「春眠暁を覚えず」というほどぐっすり眠れればいいが、不眠に悩んでいる人は多いだろう。実は白内障などの目の病気が、睡眠の質を下げていることが近年わかってきた。好評発売中の週刊朝日ムック「眼の病気&老眼がまるごとわかる2018」から、目の病気と不眠の関係をお届けする。
寝つけない、寝てもすっきりしない、途中で起きてしまう──。こうした睡眠の悩みの原因として新たにわかってきたのが、目の病気だ。

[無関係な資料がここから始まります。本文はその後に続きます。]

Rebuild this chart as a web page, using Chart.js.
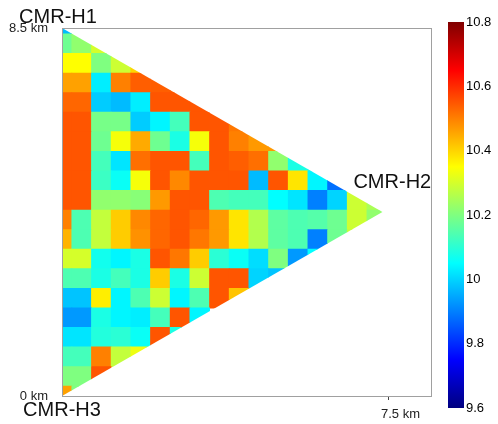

実は、目と眠りは深く関係している。
「眠りと覚醒のリズムをつくる体内時計は、光を浴びることによって調整されています。その光の入り口になるのは目だけなので、目から適切に光を入れることが体内時計の調整には重要なのです」と話すのは、白内障と睡眠の関係を研究する慶応義塾大学医学部眼科学教室の綾木雅彦医師だ。
良質な睡眠のカギとなるのが、眠りを誘発する「メラトニン」というホルモンだ。その分泌に、光の中に含まれるブルーライトが作用している。ブルーライトが目の網膜を通して脳の体内時計に届くと、「いまは昼ですよ」と伝達される。反対に夜になってブルーライトが目に入らなくなると、脳の中の松果体(しょうかたい)という部分からメラトニンが分泌されて眠くなる。

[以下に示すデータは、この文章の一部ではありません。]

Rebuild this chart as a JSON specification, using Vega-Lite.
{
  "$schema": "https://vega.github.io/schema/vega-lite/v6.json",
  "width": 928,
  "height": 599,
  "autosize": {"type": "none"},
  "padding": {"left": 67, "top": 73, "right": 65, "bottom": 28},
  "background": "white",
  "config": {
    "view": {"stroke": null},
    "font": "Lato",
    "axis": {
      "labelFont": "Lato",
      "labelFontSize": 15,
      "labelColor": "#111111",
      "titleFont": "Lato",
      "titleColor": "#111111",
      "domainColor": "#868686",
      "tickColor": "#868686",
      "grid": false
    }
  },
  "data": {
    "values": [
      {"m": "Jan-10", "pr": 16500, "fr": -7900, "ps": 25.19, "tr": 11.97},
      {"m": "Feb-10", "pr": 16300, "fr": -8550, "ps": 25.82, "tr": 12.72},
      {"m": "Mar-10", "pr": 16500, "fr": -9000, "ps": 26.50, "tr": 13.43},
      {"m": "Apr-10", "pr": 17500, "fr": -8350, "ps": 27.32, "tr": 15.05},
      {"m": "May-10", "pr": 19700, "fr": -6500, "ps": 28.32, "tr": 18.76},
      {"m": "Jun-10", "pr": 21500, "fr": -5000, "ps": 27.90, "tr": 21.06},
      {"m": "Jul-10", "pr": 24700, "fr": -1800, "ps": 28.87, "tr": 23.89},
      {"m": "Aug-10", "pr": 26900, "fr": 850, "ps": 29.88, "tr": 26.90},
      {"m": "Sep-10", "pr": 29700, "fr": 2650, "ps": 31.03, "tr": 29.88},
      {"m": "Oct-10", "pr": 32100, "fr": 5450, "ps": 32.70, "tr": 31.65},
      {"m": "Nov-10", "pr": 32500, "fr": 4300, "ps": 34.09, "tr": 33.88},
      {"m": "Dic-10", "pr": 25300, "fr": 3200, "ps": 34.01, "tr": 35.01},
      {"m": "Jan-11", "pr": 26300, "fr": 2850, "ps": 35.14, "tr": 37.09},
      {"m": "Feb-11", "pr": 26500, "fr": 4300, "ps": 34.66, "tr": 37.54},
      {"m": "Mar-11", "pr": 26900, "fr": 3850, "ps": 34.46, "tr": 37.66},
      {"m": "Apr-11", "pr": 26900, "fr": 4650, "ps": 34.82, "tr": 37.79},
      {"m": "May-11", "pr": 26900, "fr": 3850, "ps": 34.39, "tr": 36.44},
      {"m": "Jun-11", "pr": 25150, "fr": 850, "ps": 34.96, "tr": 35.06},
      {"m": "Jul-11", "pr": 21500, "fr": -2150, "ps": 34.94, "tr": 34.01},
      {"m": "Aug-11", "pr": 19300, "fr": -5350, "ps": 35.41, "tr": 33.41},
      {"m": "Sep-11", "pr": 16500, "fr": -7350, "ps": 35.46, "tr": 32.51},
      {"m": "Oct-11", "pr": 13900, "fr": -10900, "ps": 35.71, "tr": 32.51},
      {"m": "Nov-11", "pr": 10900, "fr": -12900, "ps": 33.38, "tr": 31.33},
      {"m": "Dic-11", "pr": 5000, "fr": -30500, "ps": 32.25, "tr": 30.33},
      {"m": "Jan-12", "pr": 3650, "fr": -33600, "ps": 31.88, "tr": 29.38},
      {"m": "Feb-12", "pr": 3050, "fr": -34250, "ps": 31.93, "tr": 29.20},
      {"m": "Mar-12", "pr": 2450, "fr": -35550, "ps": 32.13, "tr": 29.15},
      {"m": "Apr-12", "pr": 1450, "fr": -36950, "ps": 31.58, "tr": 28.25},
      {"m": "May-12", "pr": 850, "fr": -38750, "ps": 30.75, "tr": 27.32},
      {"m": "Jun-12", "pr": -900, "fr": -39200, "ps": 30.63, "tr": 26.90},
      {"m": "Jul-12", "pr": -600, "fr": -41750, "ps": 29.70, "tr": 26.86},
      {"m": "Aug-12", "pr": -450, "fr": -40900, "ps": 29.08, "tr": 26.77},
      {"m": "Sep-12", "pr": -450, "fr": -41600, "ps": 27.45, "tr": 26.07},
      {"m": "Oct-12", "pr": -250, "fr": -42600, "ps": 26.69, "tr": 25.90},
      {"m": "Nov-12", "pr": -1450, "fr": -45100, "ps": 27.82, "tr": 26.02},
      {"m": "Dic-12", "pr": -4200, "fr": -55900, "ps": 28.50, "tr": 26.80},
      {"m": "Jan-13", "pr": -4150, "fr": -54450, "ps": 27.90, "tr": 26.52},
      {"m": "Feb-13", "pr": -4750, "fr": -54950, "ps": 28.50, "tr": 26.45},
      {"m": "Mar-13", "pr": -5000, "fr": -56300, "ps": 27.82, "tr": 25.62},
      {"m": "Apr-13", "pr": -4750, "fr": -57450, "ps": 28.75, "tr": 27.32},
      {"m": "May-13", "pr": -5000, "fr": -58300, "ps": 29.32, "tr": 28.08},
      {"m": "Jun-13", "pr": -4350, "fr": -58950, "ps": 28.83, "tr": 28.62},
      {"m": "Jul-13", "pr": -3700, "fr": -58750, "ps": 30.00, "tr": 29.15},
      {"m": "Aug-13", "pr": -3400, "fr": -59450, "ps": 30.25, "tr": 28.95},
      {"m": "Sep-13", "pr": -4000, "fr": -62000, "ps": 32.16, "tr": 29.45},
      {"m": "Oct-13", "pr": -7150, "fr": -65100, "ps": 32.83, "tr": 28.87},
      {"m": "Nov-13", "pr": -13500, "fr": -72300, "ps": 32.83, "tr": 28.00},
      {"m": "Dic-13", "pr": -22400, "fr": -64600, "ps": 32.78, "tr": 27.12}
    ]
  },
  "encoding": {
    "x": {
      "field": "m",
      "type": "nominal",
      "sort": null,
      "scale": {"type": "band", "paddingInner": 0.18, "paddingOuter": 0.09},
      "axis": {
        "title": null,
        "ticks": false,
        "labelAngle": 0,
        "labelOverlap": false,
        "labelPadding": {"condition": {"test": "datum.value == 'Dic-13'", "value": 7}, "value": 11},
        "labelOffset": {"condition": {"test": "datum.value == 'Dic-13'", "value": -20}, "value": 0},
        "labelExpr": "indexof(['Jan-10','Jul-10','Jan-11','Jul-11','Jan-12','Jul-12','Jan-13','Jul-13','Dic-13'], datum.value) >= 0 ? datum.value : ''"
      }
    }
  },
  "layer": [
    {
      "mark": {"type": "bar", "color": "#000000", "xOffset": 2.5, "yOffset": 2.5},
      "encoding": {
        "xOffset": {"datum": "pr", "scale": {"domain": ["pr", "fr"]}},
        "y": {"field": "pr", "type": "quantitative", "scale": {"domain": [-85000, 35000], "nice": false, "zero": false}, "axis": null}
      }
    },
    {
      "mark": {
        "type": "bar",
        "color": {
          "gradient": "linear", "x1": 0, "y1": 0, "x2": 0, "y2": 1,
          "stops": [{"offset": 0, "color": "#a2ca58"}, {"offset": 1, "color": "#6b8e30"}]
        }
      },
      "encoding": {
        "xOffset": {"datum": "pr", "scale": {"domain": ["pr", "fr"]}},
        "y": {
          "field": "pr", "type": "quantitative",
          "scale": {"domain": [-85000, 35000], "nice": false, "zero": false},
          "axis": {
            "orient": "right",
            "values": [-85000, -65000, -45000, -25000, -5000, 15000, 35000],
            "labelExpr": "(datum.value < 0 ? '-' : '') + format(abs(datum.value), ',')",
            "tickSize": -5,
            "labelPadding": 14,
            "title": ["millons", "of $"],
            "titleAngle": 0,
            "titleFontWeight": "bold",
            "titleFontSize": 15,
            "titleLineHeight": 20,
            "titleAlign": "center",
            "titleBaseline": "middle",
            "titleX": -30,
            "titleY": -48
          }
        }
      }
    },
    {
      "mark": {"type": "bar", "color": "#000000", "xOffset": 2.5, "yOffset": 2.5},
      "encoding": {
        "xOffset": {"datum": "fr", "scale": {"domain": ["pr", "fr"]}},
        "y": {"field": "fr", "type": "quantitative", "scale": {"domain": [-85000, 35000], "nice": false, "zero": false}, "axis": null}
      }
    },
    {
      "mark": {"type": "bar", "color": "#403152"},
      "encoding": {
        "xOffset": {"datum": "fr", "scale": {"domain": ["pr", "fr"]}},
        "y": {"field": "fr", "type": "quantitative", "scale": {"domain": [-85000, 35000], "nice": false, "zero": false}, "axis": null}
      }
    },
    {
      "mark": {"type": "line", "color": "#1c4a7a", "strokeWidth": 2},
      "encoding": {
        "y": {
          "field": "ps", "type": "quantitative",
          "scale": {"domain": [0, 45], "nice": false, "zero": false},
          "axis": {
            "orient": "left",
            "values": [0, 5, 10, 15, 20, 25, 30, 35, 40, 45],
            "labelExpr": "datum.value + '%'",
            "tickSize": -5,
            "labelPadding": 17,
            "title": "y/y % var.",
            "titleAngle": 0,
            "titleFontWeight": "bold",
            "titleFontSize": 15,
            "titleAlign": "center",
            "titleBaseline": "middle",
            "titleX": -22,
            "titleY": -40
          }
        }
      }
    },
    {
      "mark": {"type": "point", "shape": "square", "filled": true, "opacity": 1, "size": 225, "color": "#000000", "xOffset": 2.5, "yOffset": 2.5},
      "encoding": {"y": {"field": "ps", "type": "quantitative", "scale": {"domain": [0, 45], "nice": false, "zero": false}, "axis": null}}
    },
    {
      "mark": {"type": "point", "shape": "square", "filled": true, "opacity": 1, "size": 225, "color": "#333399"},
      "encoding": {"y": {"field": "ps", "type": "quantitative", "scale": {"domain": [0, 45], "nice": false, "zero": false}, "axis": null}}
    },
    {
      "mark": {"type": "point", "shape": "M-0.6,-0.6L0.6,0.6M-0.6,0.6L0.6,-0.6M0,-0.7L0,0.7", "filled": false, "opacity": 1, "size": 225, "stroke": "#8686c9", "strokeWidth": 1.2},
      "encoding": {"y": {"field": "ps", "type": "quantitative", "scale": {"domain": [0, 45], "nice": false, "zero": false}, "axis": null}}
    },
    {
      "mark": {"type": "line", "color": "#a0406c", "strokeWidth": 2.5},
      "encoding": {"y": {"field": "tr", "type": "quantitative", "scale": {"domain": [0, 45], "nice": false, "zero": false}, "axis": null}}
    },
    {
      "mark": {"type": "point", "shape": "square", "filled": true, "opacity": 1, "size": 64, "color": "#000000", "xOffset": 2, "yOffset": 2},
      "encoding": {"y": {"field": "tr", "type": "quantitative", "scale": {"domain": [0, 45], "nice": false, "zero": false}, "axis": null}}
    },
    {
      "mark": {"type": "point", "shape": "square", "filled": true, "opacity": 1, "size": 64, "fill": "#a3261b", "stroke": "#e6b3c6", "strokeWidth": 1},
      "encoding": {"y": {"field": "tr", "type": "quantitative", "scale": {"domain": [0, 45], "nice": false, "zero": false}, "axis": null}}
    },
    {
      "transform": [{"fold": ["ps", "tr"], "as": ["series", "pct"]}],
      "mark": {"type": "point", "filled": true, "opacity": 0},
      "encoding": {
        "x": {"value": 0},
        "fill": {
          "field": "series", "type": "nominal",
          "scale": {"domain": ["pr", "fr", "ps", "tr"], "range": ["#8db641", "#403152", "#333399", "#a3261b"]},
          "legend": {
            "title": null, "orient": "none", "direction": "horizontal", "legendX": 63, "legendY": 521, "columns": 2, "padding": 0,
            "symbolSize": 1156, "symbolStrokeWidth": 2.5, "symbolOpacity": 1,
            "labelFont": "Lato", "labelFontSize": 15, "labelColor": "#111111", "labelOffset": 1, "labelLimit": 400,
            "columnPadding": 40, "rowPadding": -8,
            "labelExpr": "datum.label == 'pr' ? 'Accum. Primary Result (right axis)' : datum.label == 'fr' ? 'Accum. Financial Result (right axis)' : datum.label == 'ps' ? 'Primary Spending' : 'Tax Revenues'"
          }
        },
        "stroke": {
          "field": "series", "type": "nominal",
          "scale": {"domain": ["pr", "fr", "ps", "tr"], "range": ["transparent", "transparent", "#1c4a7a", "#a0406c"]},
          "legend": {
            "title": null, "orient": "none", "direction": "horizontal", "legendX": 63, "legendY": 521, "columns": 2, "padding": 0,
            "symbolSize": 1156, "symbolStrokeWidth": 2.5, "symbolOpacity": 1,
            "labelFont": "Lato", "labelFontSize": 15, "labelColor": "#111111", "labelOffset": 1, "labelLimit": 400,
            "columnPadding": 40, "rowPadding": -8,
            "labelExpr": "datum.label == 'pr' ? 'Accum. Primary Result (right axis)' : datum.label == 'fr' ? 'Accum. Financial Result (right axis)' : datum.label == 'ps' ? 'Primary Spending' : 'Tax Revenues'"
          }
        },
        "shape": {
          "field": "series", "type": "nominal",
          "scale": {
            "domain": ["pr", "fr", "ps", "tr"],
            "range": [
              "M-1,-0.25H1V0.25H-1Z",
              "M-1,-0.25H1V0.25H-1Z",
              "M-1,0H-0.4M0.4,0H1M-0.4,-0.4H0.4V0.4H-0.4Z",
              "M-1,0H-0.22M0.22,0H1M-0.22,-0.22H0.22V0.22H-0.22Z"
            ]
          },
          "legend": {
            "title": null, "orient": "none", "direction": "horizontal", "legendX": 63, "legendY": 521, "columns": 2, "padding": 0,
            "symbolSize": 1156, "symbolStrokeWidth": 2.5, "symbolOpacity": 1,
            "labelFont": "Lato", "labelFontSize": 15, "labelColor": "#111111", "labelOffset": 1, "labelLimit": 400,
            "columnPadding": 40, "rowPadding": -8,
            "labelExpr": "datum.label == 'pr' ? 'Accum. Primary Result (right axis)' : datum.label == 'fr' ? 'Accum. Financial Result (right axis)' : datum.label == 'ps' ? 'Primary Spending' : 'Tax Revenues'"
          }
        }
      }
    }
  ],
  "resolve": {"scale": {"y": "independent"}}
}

ところが、白内障になるとブルーライトが網膜まで正常に届かなくなる。白内障は水晶体が黄色や茶色ににごる病気のため、ブルーライトが水晶体を十分に透過できないのだ。
「光を浴びても脳まで信号が伝わらず、昼間でも昼か夜かわからないような光環境になります」(綾木医師)
このように光の環境が崩れると、体内時計が乱れて睡眠の質が落ちるというわけだ。
綾木医師は、白内障手術後の睡眠の変化を調べた。睡眠の質は、ピッツバーグ睡眠尺度という方法で評価する。数値が低いほど、睡眠の質がよい。もともと睡眠の質が悪かった人の手術後の変化を追ってみると、手術後に睡眠時間や眠るまでの時間が改善したことがわかった。